One of the greatest insights into the entrepreneur’s mindset happened to me early in my incubator manager days. I was doing lunch-and-learns for our clients, prospects, and anyone else who cared to attend. After a series of these hour-long seminars on things like business planning, marketing, and employment law I noticed that our attendance continued to dwindle weekly. Boring speakers? Boring topics? Most likely. But we adjusted by adding other value – free lunches, upgrades to the lunches and things like that. Attendance perked up initially but then again began to dwindle.

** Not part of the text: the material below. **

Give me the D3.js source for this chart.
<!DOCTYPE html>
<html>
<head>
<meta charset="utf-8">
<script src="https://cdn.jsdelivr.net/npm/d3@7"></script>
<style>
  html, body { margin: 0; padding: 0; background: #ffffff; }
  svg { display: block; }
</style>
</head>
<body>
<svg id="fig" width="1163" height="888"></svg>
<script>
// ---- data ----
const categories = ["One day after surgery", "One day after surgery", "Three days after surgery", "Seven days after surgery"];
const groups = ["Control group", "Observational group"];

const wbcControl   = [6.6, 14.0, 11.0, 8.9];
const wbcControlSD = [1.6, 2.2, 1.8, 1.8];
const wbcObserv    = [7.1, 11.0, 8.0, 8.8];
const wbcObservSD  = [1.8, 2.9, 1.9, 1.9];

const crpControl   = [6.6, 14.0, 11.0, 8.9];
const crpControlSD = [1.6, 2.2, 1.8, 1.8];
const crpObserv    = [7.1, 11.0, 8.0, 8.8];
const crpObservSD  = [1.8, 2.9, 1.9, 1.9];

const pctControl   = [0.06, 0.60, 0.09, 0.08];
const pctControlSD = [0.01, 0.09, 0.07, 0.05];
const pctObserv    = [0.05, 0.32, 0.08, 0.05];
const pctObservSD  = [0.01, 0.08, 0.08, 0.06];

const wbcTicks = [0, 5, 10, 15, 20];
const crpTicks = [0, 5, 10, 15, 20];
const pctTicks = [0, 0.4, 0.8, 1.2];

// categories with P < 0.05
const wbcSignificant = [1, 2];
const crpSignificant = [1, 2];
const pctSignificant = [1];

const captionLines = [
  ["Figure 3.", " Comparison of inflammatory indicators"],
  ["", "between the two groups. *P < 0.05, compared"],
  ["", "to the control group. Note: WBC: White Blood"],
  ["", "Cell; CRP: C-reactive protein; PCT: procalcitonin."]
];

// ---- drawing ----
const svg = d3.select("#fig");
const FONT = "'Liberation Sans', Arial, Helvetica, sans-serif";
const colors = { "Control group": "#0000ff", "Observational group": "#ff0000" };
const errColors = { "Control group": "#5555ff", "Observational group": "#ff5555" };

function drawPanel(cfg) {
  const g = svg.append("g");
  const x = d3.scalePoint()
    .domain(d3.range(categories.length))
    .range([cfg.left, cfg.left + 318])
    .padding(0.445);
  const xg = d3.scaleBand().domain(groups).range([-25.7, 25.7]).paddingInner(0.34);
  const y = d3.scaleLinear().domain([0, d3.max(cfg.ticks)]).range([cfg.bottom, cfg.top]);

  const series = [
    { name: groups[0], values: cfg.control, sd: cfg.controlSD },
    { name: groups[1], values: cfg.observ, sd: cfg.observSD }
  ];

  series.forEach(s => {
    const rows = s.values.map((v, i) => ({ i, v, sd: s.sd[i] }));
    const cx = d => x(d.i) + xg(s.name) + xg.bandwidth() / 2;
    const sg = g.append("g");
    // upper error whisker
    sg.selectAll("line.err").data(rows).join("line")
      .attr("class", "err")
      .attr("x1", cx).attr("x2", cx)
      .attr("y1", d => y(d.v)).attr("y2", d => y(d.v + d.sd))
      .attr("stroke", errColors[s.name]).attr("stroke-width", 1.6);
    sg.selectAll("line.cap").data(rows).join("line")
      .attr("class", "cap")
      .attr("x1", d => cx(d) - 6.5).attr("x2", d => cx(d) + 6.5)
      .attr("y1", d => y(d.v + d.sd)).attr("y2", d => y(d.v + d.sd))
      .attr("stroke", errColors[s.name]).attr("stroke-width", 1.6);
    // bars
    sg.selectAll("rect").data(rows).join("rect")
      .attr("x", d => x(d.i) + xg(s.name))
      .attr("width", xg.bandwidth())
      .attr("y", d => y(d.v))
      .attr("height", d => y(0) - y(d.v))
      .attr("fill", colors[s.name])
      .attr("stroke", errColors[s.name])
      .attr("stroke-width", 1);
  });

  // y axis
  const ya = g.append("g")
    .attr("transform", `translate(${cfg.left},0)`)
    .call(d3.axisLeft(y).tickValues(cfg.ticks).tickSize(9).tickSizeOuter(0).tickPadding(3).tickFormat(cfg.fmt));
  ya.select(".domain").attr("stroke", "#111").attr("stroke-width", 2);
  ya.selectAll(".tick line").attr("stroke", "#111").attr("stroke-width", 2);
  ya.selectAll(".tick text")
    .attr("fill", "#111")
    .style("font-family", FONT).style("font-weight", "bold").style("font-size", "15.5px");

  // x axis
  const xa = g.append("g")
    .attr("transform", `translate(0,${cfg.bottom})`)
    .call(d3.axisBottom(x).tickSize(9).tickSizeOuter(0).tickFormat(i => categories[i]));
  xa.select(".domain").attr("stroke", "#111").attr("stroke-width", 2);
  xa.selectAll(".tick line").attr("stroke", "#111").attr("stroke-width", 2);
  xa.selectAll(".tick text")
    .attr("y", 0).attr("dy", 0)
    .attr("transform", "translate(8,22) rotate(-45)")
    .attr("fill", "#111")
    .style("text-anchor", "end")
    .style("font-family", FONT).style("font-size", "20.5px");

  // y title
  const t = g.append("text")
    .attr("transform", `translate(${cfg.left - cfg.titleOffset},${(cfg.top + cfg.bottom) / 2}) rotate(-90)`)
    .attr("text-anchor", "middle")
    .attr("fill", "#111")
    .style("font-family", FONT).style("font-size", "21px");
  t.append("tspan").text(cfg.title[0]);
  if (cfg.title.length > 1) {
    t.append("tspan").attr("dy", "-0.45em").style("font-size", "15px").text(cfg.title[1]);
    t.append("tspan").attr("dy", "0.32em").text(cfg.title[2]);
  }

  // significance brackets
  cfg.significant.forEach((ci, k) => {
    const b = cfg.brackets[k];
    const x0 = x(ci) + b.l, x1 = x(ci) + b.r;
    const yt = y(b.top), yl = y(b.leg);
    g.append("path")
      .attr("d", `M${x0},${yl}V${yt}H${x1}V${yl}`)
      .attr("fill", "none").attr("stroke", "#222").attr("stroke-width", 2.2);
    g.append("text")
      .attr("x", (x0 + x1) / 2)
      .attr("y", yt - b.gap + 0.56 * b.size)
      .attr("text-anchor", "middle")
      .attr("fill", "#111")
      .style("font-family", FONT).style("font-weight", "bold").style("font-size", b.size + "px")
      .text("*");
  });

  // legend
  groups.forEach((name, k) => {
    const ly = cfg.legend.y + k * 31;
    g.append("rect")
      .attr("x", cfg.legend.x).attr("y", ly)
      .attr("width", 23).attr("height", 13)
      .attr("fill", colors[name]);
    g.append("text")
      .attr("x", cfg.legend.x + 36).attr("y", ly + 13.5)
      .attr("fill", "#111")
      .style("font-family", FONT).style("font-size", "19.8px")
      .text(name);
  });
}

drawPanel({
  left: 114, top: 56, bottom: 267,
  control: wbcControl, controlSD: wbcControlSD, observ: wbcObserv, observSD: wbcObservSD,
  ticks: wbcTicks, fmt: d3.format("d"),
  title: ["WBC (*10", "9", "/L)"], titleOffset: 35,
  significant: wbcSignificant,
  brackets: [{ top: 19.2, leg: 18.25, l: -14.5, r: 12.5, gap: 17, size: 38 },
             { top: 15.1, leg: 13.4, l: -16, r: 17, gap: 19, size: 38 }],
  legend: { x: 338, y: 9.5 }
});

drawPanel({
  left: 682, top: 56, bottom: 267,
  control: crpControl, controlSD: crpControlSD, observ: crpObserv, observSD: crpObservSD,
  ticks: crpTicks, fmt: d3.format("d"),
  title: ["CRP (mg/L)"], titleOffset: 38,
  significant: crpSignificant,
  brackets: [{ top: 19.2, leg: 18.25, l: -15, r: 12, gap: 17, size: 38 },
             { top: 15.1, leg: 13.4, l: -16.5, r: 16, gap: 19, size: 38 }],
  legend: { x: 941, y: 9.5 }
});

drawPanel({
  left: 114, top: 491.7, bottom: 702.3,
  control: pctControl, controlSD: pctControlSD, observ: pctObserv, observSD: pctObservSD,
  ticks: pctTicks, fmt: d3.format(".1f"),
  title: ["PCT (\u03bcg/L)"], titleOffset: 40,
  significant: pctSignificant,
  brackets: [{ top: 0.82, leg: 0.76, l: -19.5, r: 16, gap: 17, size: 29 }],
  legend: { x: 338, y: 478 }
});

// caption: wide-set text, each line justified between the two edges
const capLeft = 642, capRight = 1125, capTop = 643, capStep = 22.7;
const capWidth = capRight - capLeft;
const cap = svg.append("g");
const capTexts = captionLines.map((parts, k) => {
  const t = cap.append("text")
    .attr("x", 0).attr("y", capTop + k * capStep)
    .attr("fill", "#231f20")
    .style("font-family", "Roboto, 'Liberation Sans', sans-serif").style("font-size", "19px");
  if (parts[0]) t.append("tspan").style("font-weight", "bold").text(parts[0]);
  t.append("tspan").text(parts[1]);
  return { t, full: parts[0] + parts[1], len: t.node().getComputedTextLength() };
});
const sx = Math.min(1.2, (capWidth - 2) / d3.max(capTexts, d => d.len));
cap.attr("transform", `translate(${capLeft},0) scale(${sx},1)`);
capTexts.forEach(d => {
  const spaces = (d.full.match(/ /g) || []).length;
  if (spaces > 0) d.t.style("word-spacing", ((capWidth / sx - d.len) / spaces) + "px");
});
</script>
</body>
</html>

Internally generated content was supplemented with frequent and high profile outside guest speakers. We amped up our own content to give it a broader appeal. Similar results occurred: initial upticks in attendance followed by a dwindling in attendance. It was around this time I put together a really solid lunchtime seminar about managing cash flow. We marketed it more broadly than usual to prospects and community members and we pushed to get as many of our clients there as possible. The day came and the seminar went well but, yet again, to a sparse audience. Terribly frustrating it was!
The day after the cash flow seminar I was out roaming the hallways chatting with clients and incubator tenants when I heard my name called from a very familiar voice. Dmitry! My favorite Bulgarian physicist who had a startup that was commercializing a revolutionary medical imaging technology. In his deeply accented baritone, he asked if I had a few minutes to discuss an urgent and critical issue he was facing. Of course, I replied, that’s what I’m here for. Let’s go into the conference room to use the whiteboard. He then told me of a cash problem he was facing – a relatively common problem for startups. He desperately needed some guidance figuring out the best way to quickly get it resolved. We charted it on the white board but before getting into solutions, I had to ask him this: “Dmitry, this is a relatively common problem and is exactly what I spent an hour on yesterday in the lunch-and-learn on cash flow. You weren’t there!”
Came the reply: “Of course not, I did not have this problem yesterday.”
Wow! Insight! These innovators and scientists that I had the honor of serving were so focused on what was in front of them, so busy with the business and technology at hand, that they didn’t have time to go to a seminar on a topic that wasn’t of immediate value or utility to them. A topic that was of no interest to them unless they just happened to be experiencing it right now.
It wasn’t that I shouldn’t be scheduling seminars of interesting topics. I should. But it was my expectations of the entrepreneurial-minded audience that needed to be changed. Issues arise for them on a need-to-solve basis. Solutions without a current problem (e.g., attending a seminar on an obscure topic) are perhaps nice to learn about, but not essential to their day-to-day activity. In Dmitry’s case, we got the problem solved relatively easily and in a timely manner for him and his company. The only difference was that the issue occurred a day after the well-intended but obscure seminar provided a solution. It was of no interest to him. And perhaps it shouldn’t have been – that was his call. Keep the innovator at the center.